A change of course for the traditional Spanish lunchtime?

by John Bascombe on Tuesday, November 15, 2011

Paella Mixta from Spain Spain may be home to a huge variety of cultures and different people but there has always been one common belief that unites all Spaniards; food always comes first. As is the case in other Mediterranean countries, huge importance is placed on Spanish mealtimes and traditionally a family will always eat a large meal together at lunch followed by a lighter snack in the evening. Even people who are in full time employment do not use their work as an excuse to miss out on lunch and it is often the case that they will take a couple of hours off in the afternoon so they can head home and enjoy a wholesome meal in the company of their family before returning to the office to finish off the day.

However, this traditional approach to the working day may be under threat as employers in some areas of Spain seek ways to boost the productivity of their workforce. Despite the fact that Spain has the fourth largest economy in Europe, it lags further behind in tenth position in terms of productivity per hour worked.

In these testing economic times companies are trying to come up with new ways to avoid the lull that occurs in the workplace before and after a long lunch when people are least productive. One solution that has so far proved successful has been to alter work hours from starting at 9 and finishing around 6 or even later, to an earlier and shorter 7-3 shift. Although this means shortening the lunch break considerably, the benefits are hard to ignore and numerous studies show how much more work people get done in the morning than in the afternoon. Leaving the office at 3pm also frees people up to do the tasks they would normally have to take time off work to do, such as go to the doctors or to the bank.

There are many sociological benefits to these new working hours as people have more free time in the afternoons, are able to spend quality time with their families and generally have more energy as they can relax longer. The resulting boost in quality of life also makes people more productive whilst at work, something that employers are keen to encourage. What remains to be seen though, is whether Spaniards will be willing to give up their long lunches or whether the prospect of a proper meal will be too much for this food loving nation…

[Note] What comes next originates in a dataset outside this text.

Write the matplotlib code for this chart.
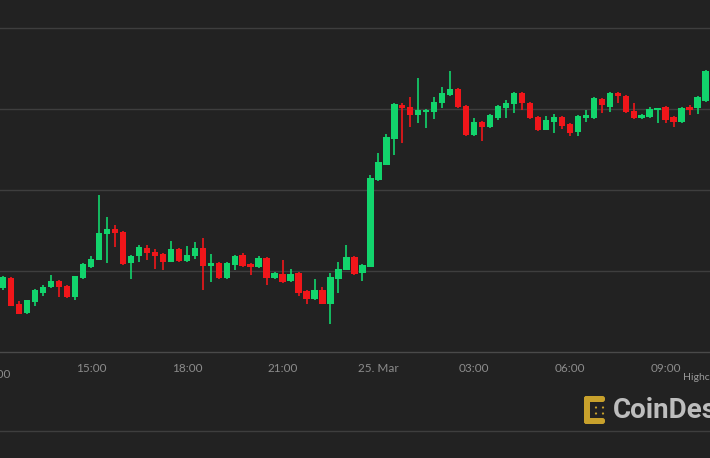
import numpy as np
import matplotlib.pyplot as plt
from matplotlib.patches import FancyBboxPatch, Circle

# 15-minute candles, index 1 = 12:15 on 24 Mar
idx = np.arange(1, 90)
opens = [6379, 6391, 6359, 6348, 6362, 6373, 6380, 6388, 6381, 6368,
         6391, 6405, 6414, 6446, 6452, 6448, 6410, 6419, 6428, 6423,
         6421, 6411, 6427, 6412, 6419, 6428, 6406, 6410, 6391, 6407,
         6420, 6409, 6405, 6416, 6391, 6396, 6388, 6398, 6375, 6365,
         6377, 6359, 6390, 6401, 6417, 6398, 6405, 6512, 6531, 6563,
         6605, 6602, 6593, 6596, 6596, 6607, 6617, 6625, 6604, 6568,
         6584, 6578, 6589, 6601, 6606, 6620, 6607, 6590, 6574, 6584,
         6590, 6581, 6572, 6589, 6589, 6612, 6602, 6620, 6616, 6598,
         6589, 6590, 6599, 6602, 6590, 6584, 6602, 6601, 6610]
highs = [6394, 6393, 6363, 6364, 6378, 6383, 6395, 6389, 6383, 6394,
         6410, 6419, 6494, 6467, 6457, 6449, 6420, 6432, 6432, 6427,
         6422, 6437, 6428, 6431, 6436, 6441, 6421, 6411, 6411, 6420,
         6422, 6410, 6419, 6417, 6399, 6414, 6402, 6399, 6377, 6390,
         6380, 6398, 6411, 6432, 6419, 6409, 6519, 6546, 6569, 6607,
         6607, 6615, 6638, 6600, 6615, 6627, 6647, 6626, 6605, 6589,
         6585, 6594, 6605, 6611, 6621, 6621, 6609, 6591, 6591, 6594,
         6591, 6583, 6593, 6599, 6615, 6614, 6621, 6621, 6617, 6607,
         6594, 6602, 6601, 6604, 6591, 6602, 6605, 6616, 6648]
lows = [6377, 6357, 6347, 6347, 6357, 6369, 6379, 6368, 6367, 6364,
        6390, 6404, 6414, 6410, 6430, 6407, 6390, 6411, 6414, 6402,
        6401, 6411, 6411, 6411, 6415, 6377, 6386, 6390, 6390, 6401,
        6405, 6395, 6404, 6383, 6390, 6385, 6386, 6369, 6359, 6364,
        6359, 6335, 6373, 6401, 6395, 6388, 6405, 6511, 6531, 6543,
        6558, 6578, 6583, 6577, 6588, 6601, 6616, 6601, 6567, 6567,
        6560, 6577, 6586, 6589, 6595, 6599, 6588, 6573, 6574, 6570,
        6575, 6567, 6567, 6584, 6588, 6595, 6596, 6607, 6595, 6588,
        6588, 6589, 6583, 6583, 6578, 6583, 6593, 6594, 6609]
closes = [6393, 6357, 6347, 6364, 6377, 6380, 6388, 6380, 6368, 6394,
          6409, 6415, 6447, 6452, 6447, 6409, 6419, 6430, 6422, 6419,
          6411, 6427, 6412, 6420, 6428, 6406, 6410, 6391, 6410, 6419,
          6406, 6405, 6416, 6391, 6398, 6386, 6396, 6373, 6365, 6377,
          6359, 6393, 6402, 6417, 6396, 6407, 6515, 6535, 6565, 6606,
          6601, 6593, 6599, 6599, 6609, 6620, 6625, 6602, 6568, 6584,
          6578, 6593, 6604, 6607, 6620, 6607, 6589, 6574, 6586, 6590,
          6579, 6570, 6591, 6593, 6614, 6605, 6620, 6616, 6596, 6589,
          6593, 6600, 6601, 6586, 6584, 6601, 6599, 6615, 6647]

tick_hours = [3, 6, 9, 12, 15, 18, 21]
tick_labels = ['15:00', '18:00', '21:00', '25. Mar', '03:00', '06:00', '09:00']
grid_prices = [6400, 6500, 6600, 6700]

bg = '#222222'
grid_col = '#3e3e3e'
up_col = '#12d46c'
down_col = '#f0161a'

t = idx * 0.25
o = np.array(opens); h = np.array(highs); l = np.array(lows); c = np.array(closes)
cols = np.where(c >= o, up_col, down_col)

fig = plt.figure(figsize=(7.1, 4.58), dpi=100, facecolor=bg)
ax = fig.add_axes([0, 106/458, 1, 352/458])
ax.set_facecolor(bg)
ax.set_xlim(0.147, 22.39)
ax.set_ylim(6300, 6734.6)

for g in grid_prices:
    ax.axhline(g, color=grid_col, lw=1.0, zorder=0)

ax.vlines(t, l, h, colors=cols, lw=1.2, zorder=2)
body = np.where(np.abs(c - o) < 1.5, 1.5, c - o)
ax.bar(t, body, bottom=o, width=0.2, color=cols, lw=0, zorder=3)

for s in ['top', 'left', 'right']:
    ax.spines[s].set_visible(False)
ax.spines['bottom'].set_color('#4a4a4a')
ax.spines['bottom'].set_linewidth(1.0)
ax.set_yticks([])
ax.set_xticks(tick_hours)
ax.set_xticklabels(tick_labels, family='Lato', fontsize=8.5, color='#8c8c8c')
ax.tick_params(axis='x', length=0, pad=8)
ax.text(0, -0.048, '12:00', transform=ax.get_xaxis_transform(), ha='center',
        va='top', family='Lato', fontsize=8.5, color='#8c8c8c', clip_on=False)

# overlay in pixel coords for credits and logo
ov = fig.add_axes([0, 0, 1, 1])
ov.set_xlim(0, 710)
ov.set_ylim(458, 0)
ov.axis('off')
ov.patch.set_alpha(0)
ov.axhline(431, color=grid_col, lw=1.0)
ov.text(683, 377, 'Highcharts.com', family='Lato', fontsize=7.5, color='#9a9a9a',
        va='center', ha='left')

gold = '#c8a12c'
ov.add_patch(FancyBboxPatch((584, 396), 6, 28, boxstyle='round,pad=0,rounding_size=2.5',
                            fc=gold, ec='none'))
ov.add_patch(FancyBboxPatch((584, 396), 21, 6, boxstyle='round,pad=0,rounding_size=2.5',
                            fc=gold, ec='none'))
ov.add_patch(FancyBboxPatch((584, 418), 21, 6, boxstyle='round,pad=0,rounding_size=2.5',
                            fc=gold, ec='none'))
for dy in (407.5, 413.5):
    for dx in (596, 603):
        ov.add_patch(Circle((dx, dy), 1.1, fc=gold, ec='none'))
ov.text(613, 411, 'CoinDesk', family='Roboto', fontweight='bold', fontsize=20,
        color='#bdbdbd', va='center', ha='left')

fig.savefig('out.png', dpi=100, facecolor=bg)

Keywords: spanish food,Spanish food customs,Spanish lunch,Spanish eating times


1 » Anonymous (on Tuesday, November 15, 2011) said:

Indeed! Even Spanish schools have a 3-hour lunch break ... enough time for lunch with the whole family followed by a siesta. (At least they did when I was at school in Spain ... maybe that has now changed too.) It's a shame that Spain's relaxed way of life is being forced to speed up, but I suppose it's inevitable in this productivity-driven world.